* _Instructions to follow_
Restate, exactly and only, the lines from the first through the line containing "73.2, 71.7, 70.7]".
==*==
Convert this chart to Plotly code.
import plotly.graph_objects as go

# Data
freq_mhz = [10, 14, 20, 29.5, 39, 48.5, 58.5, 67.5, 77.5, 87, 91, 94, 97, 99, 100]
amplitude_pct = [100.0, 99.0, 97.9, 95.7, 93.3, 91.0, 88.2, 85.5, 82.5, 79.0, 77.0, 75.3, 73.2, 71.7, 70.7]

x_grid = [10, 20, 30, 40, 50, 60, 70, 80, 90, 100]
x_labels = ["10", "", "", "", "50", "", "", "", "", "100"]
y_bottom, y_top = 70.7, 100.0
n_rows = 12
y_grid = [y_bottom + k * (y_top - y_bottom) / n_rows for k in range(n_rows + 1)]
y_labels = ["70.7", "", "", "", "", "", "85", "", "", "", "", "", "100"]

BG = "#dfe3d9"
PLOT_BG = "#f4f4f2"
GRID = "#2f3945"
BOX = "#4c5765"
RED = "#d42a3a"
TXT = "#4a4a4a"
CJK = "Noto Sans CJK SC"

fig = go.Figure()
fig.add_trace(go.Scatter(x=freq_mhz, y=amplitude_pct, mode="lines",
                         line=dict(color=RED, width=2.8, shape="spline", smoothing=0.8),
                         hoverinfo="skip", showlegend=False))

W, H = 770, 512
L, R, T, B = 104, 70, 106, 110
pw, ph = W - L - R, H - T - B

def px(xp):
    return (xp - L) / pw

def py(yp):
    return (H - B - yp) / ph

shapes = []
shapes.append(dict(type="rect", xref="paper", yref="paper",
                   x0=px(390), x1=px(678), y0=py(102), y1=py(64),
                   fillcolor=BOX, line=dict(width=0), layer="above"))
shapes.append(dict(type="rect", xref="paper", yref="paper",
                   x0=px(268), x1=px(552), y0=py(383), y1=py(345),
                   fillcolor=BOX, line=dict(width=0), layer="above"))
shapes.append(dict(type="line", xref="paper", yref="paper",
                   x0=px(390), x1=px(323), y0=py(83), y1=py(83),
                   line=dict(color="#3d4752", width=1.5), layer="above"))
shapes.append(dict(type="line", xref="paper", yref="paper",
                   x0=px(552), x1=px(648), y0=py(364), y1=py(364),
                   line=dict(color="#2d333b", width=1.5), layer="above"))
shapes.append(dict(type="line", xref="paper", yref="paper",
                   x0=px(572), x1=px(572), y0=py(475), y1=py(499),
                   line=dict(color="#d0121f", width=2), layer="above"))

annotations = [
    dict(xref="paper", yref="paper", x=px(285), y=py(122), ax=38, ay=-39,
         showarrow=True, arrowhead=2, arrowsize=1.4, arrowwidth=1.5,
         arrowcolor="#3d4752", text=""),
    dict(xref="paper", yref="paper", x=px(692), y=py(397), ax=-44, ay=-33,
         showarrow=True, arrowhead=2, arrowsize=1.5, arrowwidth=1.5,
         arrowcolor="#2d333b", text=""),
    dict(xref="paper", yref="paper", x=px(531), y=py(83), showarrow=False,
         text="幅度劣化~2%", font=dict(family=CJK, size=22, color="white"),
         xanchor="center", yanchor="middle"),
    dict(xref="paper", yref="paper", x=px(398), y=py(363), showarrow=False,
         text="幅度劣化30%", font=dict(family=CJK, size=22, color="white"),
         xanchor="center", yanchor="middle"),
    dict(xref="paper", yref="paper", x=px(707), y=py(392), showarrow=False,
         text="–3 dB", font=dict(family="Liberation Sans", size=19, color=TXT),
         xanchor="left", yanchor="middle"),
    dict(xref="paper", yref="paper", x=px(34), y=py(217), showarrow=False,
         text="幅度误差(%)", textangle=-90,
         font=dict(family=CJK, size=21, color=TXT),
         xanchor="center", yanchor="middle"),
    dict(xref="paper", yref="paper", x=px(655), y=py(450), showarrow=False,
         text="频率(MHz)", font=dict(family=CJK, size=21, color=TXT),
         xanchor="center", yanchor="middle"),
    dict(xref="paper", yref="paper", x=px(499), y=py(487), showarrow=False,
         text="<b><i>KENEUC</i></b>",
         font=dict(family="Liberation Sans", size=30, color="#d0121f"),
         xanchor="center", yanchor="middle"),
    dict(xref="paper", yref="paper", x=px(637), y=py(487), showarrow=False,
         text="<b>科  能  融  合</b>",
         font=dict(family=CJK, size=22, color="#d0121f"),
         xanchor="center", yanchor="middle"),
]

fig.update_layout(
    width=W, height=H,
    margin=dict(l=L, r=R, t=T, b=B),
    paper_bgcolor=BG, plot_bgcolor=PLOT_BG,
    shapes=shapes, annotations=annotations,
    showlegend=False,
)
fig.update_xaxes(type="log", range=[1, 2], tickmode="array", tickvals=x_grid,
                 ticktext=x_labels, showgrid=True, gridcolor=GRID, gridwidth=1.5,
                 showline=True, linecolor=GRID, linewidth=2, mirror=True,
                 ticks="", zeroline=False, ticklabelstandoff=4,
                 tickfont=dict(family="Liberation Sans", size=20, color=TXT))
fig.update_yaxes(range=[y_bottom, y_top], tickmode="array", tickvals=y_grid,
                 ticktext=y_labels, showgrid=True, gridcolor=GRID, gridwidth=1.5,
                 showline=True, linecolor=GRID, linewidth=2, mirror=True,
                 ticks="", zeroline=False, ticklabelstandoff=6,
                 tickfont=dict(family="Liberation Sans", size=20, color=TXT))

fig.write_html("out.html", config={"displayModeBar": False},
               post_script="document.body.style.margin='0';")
==*==
* _Task response_
Convert this chart to Plotly code.
import plotly.graph_objects as go

# Data
freq_mhz = [10, 14, 20, 29.5, 39, 48.5, 58.5, 67.5, 77.5, 87, 91, 94, 97, 99, 100]
amplitude_pct = [100.0, 99.0, 97.9, 95.7, 93.3, 91.0, 88.2, 85.5, 82.5, 79.0, 77.0, 75.3, 73.2, 71.7, 70.7]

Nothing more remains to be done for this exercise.